Records contained in a dataset:
▼▼▼

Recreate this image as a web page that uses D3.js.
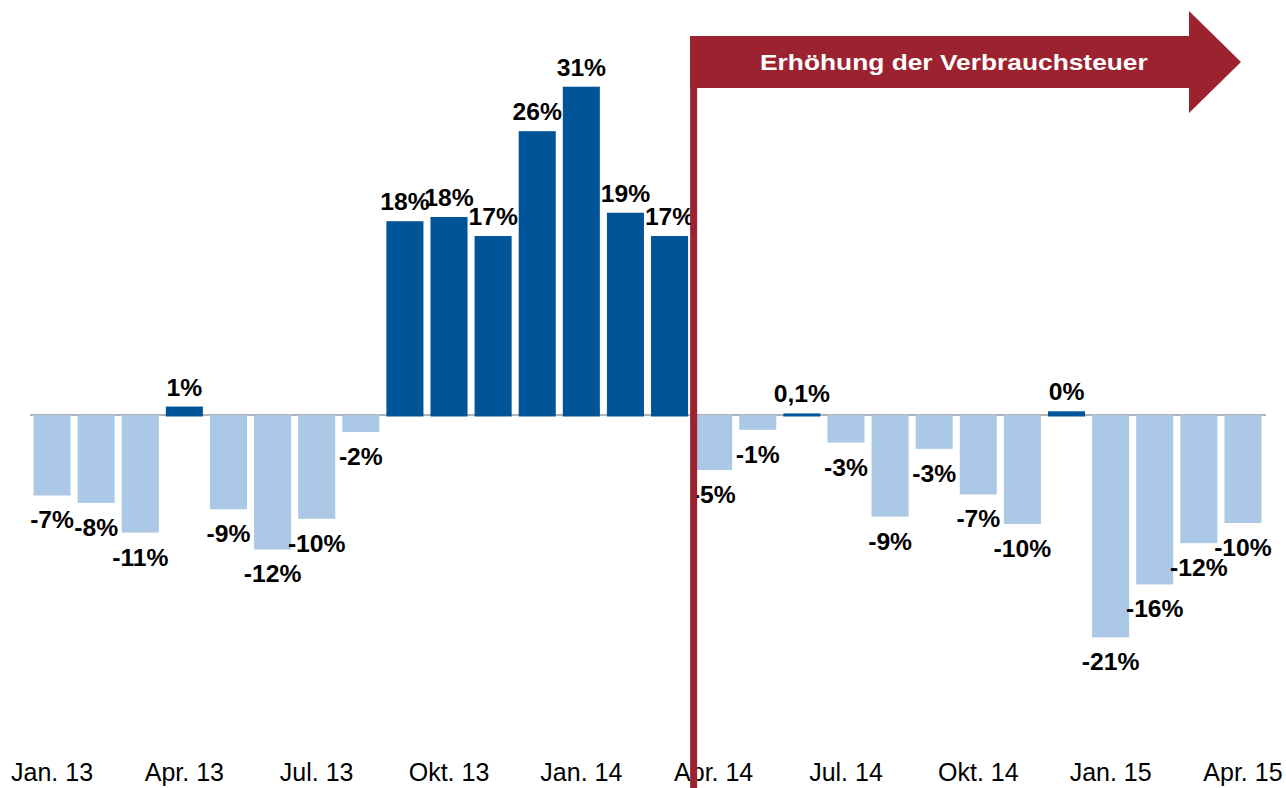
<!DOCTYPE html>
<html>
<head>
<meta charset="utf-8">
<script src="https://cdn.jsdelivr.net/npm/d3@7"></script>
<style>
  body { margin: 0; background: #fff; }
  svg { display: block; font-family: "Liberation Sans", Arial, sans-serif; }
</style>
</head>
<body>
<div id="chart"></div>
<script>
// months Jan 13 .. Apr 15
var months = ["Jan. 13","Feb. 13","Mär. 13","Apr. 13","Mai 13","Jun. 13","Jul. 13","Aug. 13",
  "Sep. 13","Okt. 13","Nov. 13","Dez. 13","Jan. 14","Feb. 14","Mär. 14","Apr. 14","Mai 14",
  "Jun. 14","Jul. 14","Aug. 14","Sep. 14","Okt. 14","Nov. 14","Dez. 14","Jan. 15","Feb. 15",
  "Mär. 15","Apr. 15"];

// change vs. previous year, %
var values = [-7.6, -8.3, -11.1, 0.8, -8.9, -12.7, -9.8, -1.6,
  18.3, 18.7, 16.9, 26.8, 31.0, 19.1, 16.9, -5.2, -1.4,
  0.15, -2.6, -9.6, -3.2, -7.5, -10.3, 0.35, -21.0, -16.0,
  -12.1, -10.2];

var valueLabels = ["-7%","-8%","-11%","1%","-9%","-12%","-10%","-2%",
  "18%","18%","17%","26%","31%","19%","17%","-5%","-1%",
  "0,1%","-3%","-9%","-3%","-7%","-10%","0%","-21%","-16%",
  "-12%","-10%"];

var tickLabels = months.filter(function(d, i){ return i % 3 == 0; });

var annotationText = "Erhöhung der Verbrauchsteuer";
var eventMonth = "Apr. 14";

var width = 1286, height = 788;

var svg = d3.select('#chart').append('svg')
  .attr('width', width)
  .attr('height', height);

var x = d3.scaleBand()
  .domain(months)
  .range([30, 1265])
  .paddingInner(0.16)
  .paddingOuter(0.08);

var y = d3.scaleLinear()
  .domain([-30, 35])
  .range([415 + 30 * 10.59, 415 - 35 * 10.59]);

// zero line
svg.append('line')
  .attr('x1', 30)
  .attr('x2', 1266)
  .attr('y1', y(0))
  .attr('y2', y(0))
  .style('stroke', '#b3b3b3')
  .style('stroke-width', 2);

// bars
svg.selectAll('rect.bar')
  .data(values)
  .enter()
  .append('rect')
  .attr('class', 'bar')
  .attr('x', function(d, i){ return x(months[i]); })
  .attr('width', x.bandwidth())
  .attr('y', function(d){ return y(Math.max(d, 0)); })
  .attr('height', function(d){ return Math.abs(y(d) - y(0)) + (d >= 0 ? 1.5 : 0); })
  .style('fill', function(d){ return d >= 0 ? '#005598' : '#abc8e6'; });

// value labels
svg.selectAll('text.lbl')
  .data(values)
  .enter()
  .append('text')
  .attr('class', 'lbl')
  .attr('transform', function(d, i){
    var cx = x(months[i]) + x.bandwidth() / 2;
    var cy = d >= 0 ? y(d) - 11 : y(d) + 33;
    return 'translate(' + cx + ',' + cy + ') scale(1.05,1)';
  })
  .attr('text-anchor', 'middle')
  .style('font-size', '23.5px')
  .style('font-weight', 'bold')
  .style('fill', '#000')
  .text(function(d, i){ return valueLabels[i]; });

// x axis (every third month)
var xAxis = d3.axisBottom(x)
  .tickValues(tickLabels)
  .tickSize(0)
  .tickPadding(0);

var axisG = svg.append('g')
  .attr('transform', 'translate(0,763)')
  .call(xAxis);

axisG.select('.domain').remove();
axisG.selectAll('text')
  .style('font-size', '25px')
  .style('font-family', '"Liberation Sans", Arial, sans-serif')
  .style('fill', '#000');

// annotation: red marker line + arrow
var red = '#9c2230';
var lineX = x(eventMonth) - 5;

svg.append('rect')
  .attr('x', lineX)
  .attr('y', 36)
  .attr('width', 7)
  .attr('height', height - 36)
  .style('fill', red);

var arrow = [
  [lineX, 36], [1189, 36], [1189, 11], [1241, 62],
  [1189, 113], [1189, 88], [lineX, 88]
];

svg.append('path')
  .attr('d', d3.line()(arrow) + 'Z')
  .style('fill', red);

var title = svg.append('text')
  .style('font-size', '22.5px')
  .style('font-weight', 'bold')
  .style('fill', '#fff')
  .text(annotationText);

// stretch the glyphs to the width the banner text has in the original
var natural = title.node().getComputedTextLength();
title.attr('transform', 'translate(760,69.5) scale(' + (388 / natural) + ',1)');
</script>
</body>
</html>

▲▲▲
▼▼▼

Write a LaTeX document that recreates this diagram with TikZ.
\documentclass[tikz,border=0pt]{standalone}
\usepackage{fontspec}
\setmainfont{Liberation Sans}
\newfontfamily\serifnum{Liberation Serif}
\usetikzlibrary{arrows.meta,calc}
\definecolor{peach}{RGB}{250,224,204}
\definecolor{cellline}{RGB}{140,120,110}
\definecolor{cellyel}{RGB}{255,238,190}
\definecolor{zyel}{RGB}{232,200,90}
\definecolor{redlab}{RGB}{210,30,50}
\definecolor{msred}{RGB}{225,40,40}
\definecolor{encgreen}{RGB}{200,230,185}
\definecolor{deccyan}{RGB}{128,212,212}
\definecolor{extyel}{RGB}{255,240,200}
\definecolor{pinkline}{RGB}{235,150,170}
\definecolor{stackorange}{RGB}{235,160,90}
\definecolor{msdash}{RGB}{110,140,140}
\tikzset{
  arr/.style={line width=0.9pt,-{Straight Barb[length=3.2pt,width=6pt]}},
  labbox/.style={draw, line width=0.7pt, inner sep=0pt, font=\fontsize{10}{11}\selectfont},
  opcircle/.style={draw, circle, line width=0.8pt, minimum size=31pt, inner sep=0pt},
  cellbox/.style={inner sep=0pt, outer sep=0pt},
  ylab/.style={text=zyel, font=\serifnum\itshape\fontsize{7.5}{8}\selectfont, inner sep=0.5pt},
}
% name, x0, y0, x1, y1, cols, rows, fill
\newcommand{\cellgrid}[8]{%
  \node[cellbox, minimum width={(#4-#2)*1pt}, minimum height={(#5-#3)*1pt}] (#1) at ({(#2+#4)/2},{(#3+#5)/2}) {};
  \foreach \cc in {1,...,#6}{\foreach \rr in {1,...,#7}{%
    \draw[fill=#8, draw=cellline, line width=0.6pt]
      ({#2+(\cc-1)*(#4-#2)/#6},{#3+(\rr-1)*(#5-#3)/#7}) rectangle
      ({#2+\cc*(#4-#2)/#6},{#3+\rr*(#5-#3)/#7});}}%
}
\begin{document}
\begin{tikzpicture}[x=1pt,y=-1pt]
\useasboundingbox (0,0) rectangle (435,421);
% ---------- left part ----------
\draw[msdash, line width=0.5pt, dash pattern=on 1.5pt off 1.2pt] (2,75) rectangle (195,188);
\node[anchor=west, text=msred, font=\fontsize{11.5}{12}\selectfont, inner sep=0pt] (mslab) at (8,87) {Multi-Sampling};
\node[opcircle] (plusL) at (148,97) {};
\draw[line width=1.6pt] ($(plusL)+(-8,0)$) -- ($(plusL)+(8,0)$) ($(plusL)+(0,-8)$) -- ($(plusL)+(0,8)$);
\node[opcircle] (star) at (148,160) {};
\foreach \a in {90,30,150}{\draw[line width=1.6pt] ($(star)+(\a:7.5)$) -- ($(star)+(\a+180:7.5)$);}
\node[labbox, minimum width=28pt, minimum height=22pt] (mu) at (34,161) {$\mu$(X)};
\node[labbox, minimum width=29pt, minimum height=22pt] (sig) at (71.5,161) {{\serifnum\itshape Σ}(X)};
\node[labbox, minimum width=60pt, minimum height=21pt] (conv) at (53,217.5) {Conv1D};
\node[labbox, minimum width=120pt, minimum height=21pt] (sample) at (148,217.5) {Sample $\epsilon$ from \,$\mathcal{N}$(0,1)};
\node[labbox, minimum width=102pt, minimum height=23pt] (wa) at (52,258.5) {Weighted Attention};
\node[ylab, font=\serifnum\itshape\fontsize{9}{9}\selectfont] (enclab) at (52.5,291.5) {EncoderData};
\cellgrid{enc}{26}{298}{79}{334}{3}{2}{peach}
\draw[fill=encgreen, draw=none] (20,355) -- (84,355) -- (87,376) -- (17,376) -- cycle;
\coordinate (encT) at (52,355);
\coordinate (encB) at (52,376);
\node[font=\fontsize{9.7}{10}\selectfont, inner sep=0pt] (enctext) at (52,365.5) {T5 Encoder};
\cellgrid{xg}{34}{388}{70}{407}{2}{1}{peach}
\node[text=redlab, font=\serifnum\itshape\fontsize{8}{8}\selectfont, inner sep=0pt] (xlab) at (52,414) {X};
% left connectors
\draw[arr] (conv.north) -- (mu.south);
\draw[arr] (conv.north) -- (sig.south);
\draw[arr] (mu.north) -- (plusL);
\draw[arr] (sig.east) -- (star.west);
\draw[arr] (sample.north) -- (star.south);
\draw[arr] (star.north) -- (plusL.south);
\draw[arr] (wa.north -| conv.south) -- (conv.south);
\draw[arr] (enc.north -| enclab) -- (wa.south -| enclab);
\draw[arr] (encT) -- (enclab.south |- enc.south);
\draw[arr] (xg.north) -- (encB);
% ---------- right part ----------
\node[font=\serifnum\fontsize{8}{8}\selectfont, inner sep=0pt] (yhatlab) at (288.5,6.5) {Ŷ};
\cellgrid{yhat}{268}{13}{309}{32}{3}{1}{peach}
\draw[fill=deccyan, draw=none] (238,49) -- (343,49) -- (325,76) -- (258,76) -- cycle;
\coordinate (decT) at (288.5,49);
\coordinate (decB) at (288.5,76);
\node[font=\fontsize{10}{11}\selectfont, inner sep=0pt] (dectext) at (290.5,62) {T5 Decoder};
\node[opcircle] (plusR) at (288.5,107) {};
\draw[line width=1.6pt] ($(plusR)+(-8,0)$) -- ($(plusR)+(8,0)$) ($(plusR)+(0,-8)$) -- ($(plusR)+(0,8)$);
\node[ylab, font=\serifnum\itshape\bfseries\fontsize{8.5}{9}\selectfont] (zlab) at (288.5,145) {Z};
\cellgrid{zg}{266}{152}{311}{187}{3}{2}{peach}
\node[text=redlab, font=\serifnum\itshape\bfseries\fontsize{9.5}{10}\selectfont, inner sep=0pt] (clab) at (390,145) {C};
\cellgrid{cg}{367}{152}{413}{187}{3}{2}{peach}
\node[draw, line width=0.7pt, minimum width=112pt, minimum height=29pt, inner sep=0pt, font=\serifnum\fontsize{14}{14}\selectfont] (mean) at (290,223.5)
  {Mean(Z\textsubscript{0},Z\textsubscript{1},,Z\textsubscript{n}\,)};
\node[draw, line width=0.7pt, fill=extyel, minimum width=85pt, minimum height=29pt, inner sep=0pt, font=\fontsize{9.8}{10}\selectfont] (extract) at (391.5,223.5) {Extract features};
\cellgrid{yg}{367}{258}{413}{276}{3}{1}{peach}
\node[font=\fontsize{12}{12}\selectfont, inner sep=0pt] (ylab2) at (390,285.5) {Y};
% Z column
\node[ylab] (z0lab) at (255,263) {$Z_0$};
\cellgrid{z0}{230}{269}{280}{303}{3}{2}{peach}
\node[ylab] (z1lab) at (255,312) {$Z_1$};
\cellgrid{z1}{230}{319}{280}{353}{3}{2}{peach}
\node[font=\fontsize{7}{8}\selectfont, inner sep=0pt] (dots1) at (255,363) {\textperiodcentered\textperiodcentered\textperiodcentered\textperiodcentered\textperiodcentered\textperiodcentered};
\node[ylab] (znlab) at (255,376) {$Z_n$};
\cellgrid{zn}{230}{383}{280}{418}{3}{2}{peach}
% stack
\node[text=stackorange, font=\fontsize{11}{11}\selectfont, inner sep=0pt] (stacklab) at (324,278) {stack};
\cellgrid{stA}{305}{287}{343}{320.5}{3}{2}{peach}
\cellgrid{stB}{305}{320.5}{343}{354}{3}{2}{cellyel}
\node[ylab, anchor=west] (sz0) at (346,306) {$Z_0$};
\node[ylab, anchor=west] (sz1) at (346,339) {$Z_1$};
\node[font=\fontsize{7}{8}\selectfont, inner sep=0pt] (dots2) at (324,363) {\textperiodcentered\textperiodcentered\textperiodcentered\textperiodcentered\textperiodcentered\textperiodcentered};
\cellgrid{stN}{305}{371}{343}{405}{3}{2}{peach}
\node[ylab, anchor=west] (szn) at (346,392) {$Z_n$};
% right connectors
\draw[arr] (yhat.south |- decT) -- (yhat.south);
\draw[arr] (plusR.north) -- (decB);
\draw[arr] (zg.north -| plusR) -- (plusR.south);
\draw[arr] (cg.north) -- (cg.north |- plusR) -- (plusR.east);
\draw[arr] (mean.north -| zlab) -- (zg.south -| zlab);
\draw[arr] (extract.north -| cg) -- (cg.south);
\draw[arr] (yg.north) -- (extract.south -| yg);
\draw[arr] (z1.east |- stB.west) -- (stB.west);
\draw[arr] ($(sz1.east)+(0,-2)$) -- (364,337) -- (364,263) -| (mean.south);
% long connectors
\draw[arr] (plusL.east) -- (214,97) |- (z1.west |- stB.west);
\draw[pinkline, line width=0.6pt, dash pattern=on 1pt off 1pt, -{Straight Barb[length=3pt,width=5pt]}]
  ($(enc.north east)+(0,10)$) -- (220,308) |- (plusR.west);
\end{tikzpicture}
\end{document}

▲▲▲
▼▼▼

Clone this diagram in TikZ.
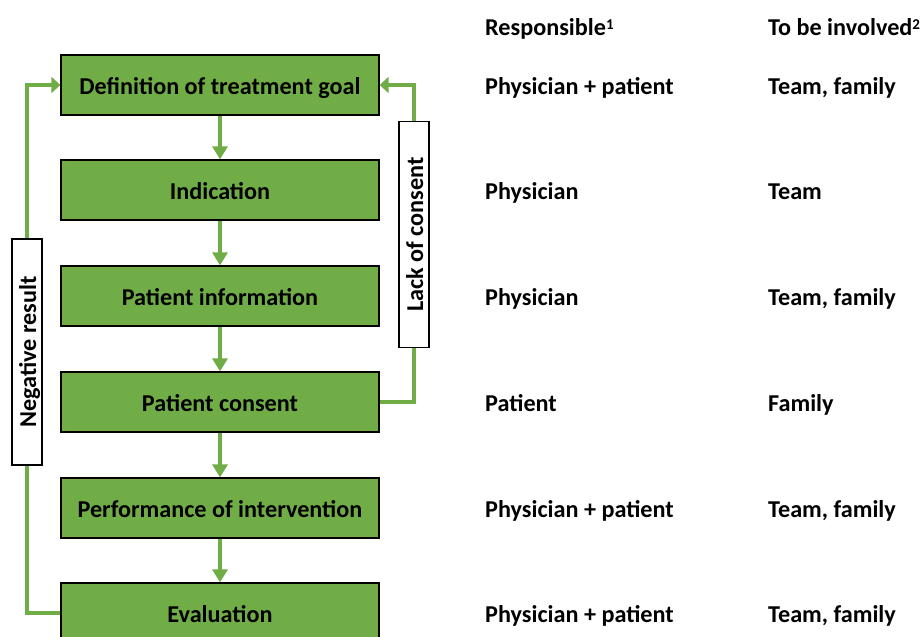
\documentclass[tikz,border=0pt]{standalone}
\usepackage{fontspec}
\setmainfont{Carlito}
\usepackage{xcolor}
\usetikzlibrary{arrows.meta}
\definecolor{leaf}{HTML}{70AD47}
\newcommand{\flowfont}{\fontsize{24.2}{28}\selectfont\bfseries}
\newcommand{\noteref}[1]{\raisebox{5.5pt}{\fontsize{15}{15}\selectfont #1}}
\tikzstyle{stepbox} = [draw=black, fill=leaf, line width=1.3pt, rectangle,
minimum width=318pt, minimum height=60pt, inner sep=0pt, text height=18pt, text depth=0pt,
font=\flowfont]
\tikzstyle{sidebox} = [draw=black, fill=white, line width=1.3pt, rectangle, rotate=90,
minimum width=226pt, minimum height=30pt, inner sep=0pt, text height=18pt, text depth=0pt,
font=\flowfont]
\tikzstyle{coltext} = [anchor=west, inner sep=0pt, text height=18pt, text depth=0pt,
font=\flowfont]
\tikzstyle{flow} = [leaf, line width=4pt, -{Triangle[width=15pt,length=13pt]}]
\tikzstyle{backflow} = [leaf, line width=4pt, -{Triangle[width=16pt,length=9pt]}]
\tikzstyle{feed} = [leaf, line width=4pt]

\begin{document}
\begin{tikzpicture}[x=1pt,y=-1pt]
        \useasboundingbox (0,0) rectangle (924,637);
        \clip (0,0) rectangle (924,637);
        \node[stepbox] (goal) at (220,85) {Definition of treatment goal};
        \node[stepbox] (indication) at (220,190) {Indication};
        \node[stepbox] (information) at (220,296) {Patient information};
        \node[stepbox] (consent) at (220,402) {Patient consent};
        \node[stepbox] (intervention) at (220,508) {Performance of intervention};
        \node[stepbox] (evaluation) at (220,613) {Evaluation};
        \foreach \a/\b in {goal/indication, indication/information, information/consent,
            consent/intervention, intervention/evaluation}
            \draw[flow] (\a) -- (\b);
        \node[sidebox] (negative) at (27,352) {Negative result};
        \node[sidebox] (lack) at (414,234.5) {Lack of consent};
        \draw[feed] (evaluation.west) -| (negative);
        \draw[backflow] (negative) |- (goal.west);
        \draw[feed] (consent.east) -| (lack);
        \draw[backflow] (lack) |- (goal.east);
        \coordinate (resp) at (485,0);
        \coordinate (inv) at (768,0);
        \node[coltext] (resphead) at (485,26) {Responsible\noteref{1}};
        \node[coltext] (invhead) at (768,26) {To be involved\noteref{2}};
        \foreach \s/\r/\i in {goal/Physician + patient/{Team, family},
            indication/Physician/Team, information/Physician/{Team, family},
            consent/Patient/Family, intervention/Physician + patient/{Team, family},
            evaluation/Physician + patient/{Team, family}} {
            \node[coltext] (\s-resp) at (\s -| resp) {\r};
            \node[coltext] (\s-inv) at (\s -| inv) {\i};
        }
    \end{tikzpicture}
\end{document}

▲▲▲

**Short exercise**
Read the data above and pull out each line that holds the string "diagram".

**The completed task**
Write a LaTeX document that recreates this diagram with TikZ.
Clone this diagram in TikZ.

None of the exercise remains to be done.